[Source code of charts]
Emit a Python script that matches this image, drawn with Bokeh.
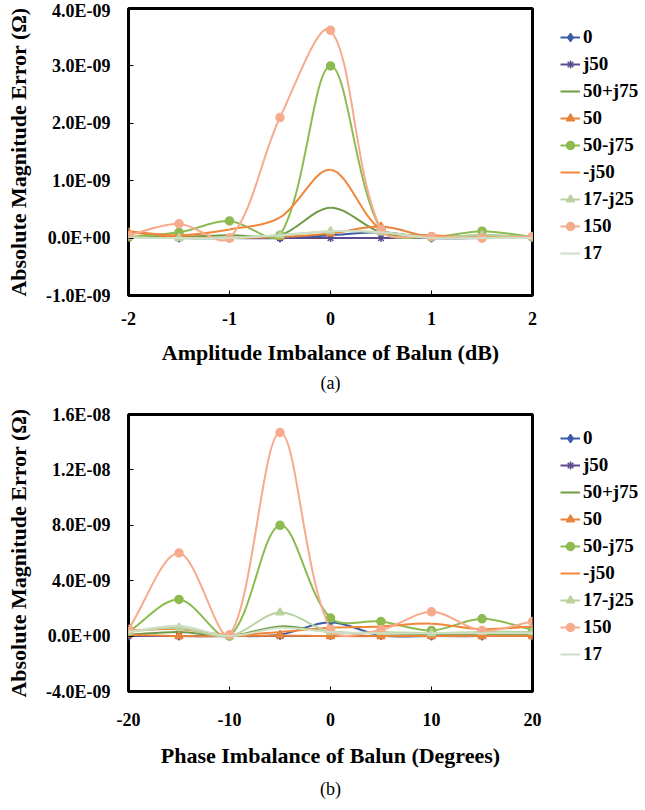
import numpy as np
from bokeh.plotting import figure
from bokeh.models import (Range1d, FixedTicker, CustomJSTickFormatter,
                          Legend, LegendItem, Title, ColumnDataSource)
from bokeh.layouts import column
from bokeh.embed import file_html
from bokeh.resources import INLINE

# ---------------- data (values in units of 1E-09 ohm) ----------------
SERIES = ["0", "j50", "50+j75", "50", "50-j75", "-j50", "17-j25", "150", "17"]
UNIT = 1e-9

# (a) amplitude imbalance
amp_x = [-2, -1.5, -1, -0.5, 0, 0.5, 1, 1.5, 2]
amp_0      = [0.02, 0.0, 0.0, 0.0, 0.05, 0.10, 0.0, 0.0, 0.0]
amp_j50    = [0.0, 0.0, 0.0, 0.0, 0.0, 0.0, 0.0, 0.0, 0.0]
amp_50j75  = [0.02, 0.02, 0.05, 0.05, 0.53, 0.10, 0.02, 0.05, 0.02]
amp_50     = [0.10, 0.02, 0.0, 0.02, 0.08, 0.20, 0.02, 0.02, 0.02]
amp_50mj75 = [0.02, 0.10, 0.30, 0.05, 3.00, 0.15, 0.02, 0.12, 0.02]
amp_mj50   = [0.12, 0.05, 0.15, 0.36, 1.19, 0.15, 0.05, 0.02, 0.02]
amp_17mj25 = [0.02, 0.0, 0.0, 0.05, 0.12, 0.10, 0.02, 0.05, 0.02]
amp_150    = [0.05, 0.25, 0.0, 2.10, 3.62, 0.15, 0.03, 0.0, 0.03]
amp_17     = [0.0, 0.0, 0.0, 0.05, 0.12, 0.10, 0.0, 0.0, 0.0]

amp_x_ticks = [-2, -1, 0, 1, 2]
amp_x_labels = ["-2", "-1", "0", "1", "2"]
amp_y_ticks = [-1e-9, 0.0, 1e-9, 2e-9, 3e-9, 4e-9]
amp_y_labels = ["-1.0E-09", "0.0E+00", "1.0E-09", "2.0E-09", "3.0E-09", "4.0E-09"]

# (b) phase imbalance
ph_x = [-20, -15, -10, -5, 0, 5, 10, 15, 20]
ph_0      = [0.0, 0.0, 0.0, 0.10, 1.00, 0.05, 0.0, 0.0, 0.0]
ph_j50    = [0.0, 0.0, 0.0, 0.0, 0.0, 0.0, 0.0, 0.0, 0.0]
ph_50j75  = [0.10, 0.30, 0.0, 0.70, 0.30, 0.20, 0.10, 0.10, 0.10]
ph_50     = [0.10, 0.0, 0.0, 0.05, 0.0, 0.0, 0.0, 0.0, 0.0]
ph_50mj75 = [0.30, 2.65, 0.0, 8.00, 1.30, 1.05, 0.40, 1.25, 0.45]
ph_mj50   = [0.40, 0.50, 0.10, 0.30, 0.60, 0.70, 0.90, 0.50, 0.70]
ph_17mj25 = [0.30, 0.60, 0.0, 1.70, 0.30, 0.30, 0.20, 0.30, 0.30]
ph_150    = [0.50, 6.00, 0.10, 14.70, 0.50, 0.45, 1.75, 0.40, 1.05]
ph_17     = [0.30, 0.75, 0.0, 0.60, 0.30, 0.20, 0.20, 0.20, 0.20]

ph_x_ticks = [-20, -10, 0, 10, 20]
ph_x_labels = ["-20", "-10", "0", "10", "20"]
ph_y_ticks = [-4e-9, 0.0, 4e-9, 8e-9, 1.2e-8, 1.6e-8]
ph_y_labels = ["-4.0E-09", "0.0E+00", "4.0E-09", "8.0E-09", "1.2E-08", "1.6E-08"]

# ---------------- styles ----------------
STYLE = {
    "0":      dict(color="#3b5ca8", marker="diamond", size=8),
    "j50":    dict(color="#5d4b8f", marker="asterisk", size=8),
    "50+j75": dict(color="#6f9a45", marker=None, size=0),
    "50":     dict(color="#e8833a", marker="triangle", size=8),
    "50-j75": dict(color="#8dbb50", marker="circle", size=8),
    "-j50":   dict(color="#f0873a", marker=None, size=0),
    "17-j25": dict(color="#b9d3a0", marker="triangle", size=8),
    "150":    dict(color="#f6ab8e", marker="circle", size=8),
    "17":     dict(color="#cfdfc4", marker=None, size=0),
}
FONT = "Liberation Serif"
FRAME_W = 404


def smooth_segments(xs, ys, kx, ky):
    """Excel-like smoothed line: chord-length scaled Catmull-Rom -> cubic Bezier."""
    x = np.asarray(xs, float)
    y = np.asarray(ys, float)
    n = len(x)
    xp = np.concatenate([[x[0]], x, [x[-1]]])
    yp = np.concatenate([[y[0]], y, [y[-1]]])
    out_x, out_y, in_x, in_y = [], [], [], []
    for i in range(n):
        p0 = (xp[i], yp[i]); p1 = (xp[i + 1], yp[i + 1]); p2 = (xp[i + 2], yp[i + 2])
        d01 = np.hypot((p1[0] - p0[0]) * kx, (p1[1] - p0[1]) * ky)
        d12 = np.hypot((p2[0] - p1[0]) * kx, (p2[1] - p1[1]) * ky)
        tx, ty = p2[0] - p0[0], p2[1] - p0[1]
        s = d01 + d12
        fo = d12 / s / 3 if s > 0 else 0.0
        fi = d01 / s / 3 if s > 0 else 0.0
        out_x.append(p1[0] + tx * fo); out_y.append(p1[1] + ty * fo)
        in_x.append(p1[0] - tx * fi); in_y.append(p1[1] - ty * fi)
    return dict(x0=x[:-1], y0=y[:-1], x1=x[1:], y1=y[1:],
                cx0=out_x[:-1], cy0=out_y[:-1], cx1=in_x[1:], cy1=in_y[1:])


def label_formatter(vals, labels):
    return CustomJSTickFormatter(args=dict(vals=vals, labels=labels), code="""
        let b = 0;
        for (let i = 0; i < vals.length; i++) {
            if (Math.abs(vals[i] - tick) < Math.abs(vals[b] - tick)) b = i;
        }
        return labels[b];
    """)


def make_fig(xs, data, x_ticks, x_labels, y_ticks, y_labels, xlabel, caption,
             top, frame_h, bottom, legend_y, tick_standoff, label_standoff, title_standoff):
    p = figure(output_backend="svg", toolbar_location=None,
               frame_width=FRAME_W, frame_height=frame_h,
               min_border_left=128, min_border_right=113,
               min_border_top=top, min_border_bottom=bottom,
               x_range=Range1d(x_ticks[0], x_ticks[-1]),
               y_range=Range1d(y_ticks[0], y_ticks[-1]),
               x_axis_label=xlabel, y_axis_label="Absolute Magnitude Error (Ω)")
    p.grid.visible = False
    p.outline_line_color = "black"
    p.outline_line_width = 3
    p.background_fill_color = "white"
    p.border_fill_color = "white"

    for ax, ticks, labels in ((p.xaxis[0], x_ticks, x_labels), (p.yaxis[0], y_ticks, y_labels)):
        ax.ticker = FixedTicker(ticks=ticks, minor_ticks=[])
        ax.formatter = label_formatter(ticks, labels)
        ax.axis_line_color = None
        ax.major_tick_in = 5
        ax.major_tick_out = 0
        ax.major_tick_line_color = "black"
        ax.minor_tick_line_color = None
        ax.major_label_text_font = FONT
        ax.major_label_text_font_style = "bold"
        ax.major_label_text_font_size = "18px"
        ax.major_label_text_color = "black"
        ax.axis_label_text_font = FONT
        ax.axis_label_text_font_style = "bold"
        ax.axis_label_text_font_size = "22px"
        ax.axis_label_text_color = "black"
    p.xaxis[0].major_label_standoff = tick_standoff
    p.xaxis[0].axis_label_standoff = label_standoff
    p.yaxis[0].major_label_standoff = 18
    p.yaxis[0].axis_label_standoff = 12

    kx = FRAME_W / (x_ticks[-1] - x_ticks[0])
    ky = frame_h / (y_ticks[-1] - y_ticks[0])

    items = []
    for name, ys in zip(SERIES, data):
        st = STYLE[name]
        yv = [v * UNIT for v in ys]
        seg = smooth_segments(xs, yv, kx, ky)
        rb = p.bezier(x0="x0", y0="y0", x1="x1", y1="y1", cx0="cx0", cy0="cy0", cx1="cx1", cy1="cy1",
                      source=ColumnDataSource(seg), line_color=st["color"], line_width=2)
        leg_rs = [rb]
        if st["marker"]:
            r = p.scatter(x=xs, y=yv, marker=st["marker"], size=st["size"],
                          fill_color=st["color"], line_color=st["color"], line_width=1.5)
            leg_rs.append(r)
        items.append(LegendItem(label=name, renderers=leg_rs))

    leg = Legend(items=items, location=(28, legend_y),
                 glyph_width=20, glyph_height=20, label_height=20, spacing=5,
                 padding=0, margin=0, label_standoff=3,
                 label_text_font=FONT, label_text_font_style="bold",
                 label_text_font_size="19px", label_text_color="black",
                 background_fill_alpha=0, border_line_alpha=0)
    p.add_layout(leg, "right")

    p.add_layout(Title(text=caption, align="center", offset=-8, standoff=title_standoff,
                       text_font=FONT, text_font_style="normal",
                       text_font_size="18px", text_color="black"), "below")
    return p


amp_data = [amp_0, amp_j50, amp_50j75, amp_50, amp_50mj75, amp_mj50, amp_17mj25, amp_150, amp_17]
ph_data = [ph_0, ph_j50, ph_50j75, ph_50, ph_50mj75, ph_mj50, ph_17mj25, ph_150, ph_17]

p1 = make_fig(amp_x, amp_data, amp_x_ticks, amp_x_labels, amp_y_ticks, amp_y_labels,
              "Amplitude Imbalance of Balun (dB)", "(a)", 8, 287, 105, 31, 16, 12, 7)
p2 = make_fig(ph_x, ph_data, ph_x_ticks, ph_x_labels, ph_y_ticks, ph_y_labels,
              "Phase Imbalance of Balun (Degrees)", "(b)", 14, 277, 119, 26, 21, 14, 13)

layout = column(p1, p2, spacing=0)
open("out.html", "w").write(file_html(layout, INLINE))
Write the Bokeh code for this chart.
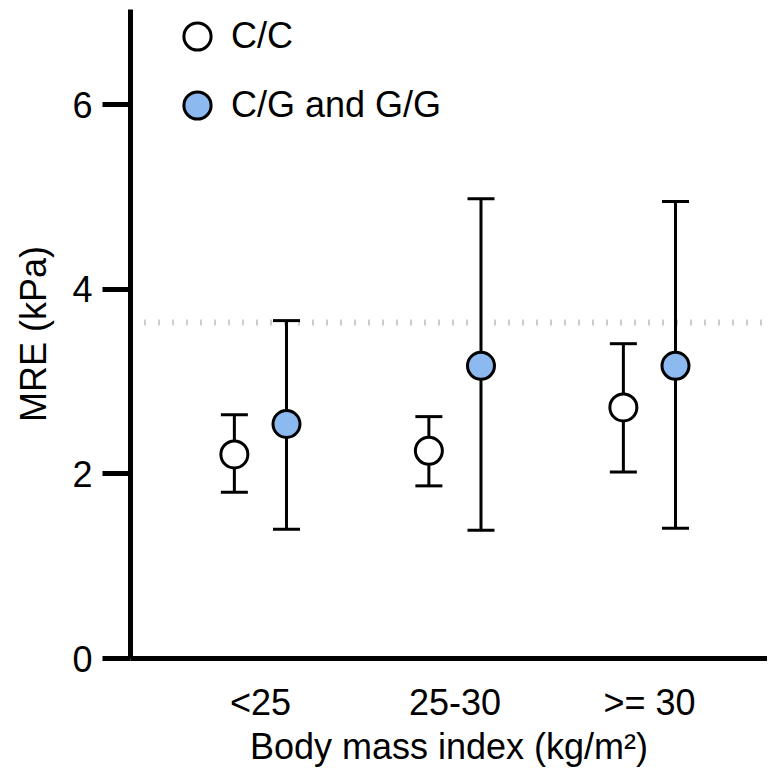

## Directions
Look at the listing and set down only the lines from its start through the line with "UNIT = 1e-9", word for word and without pictures.

## Task result
Emit a Python script that matches this image, drawn with Bokeh.
import numpy as np
from bokeh.plotting import figure
from bokeh.models import (Range1d, FixedTicker, CustomJSTickFormatter,
                          Legend, LegendItem, Title, ColumnDataSource)
from bokeh.layouts import column
from bokeh.embed import file_html
from bokeh.resources import INLINE

# ---------------- data (values in units of 1E-09 ohm) ----------------
SERIES = ["0", "j50", "50+j75", "50", "50-j75", "-j50", "17-j25", "150", "17"]
UNIT = 1e-9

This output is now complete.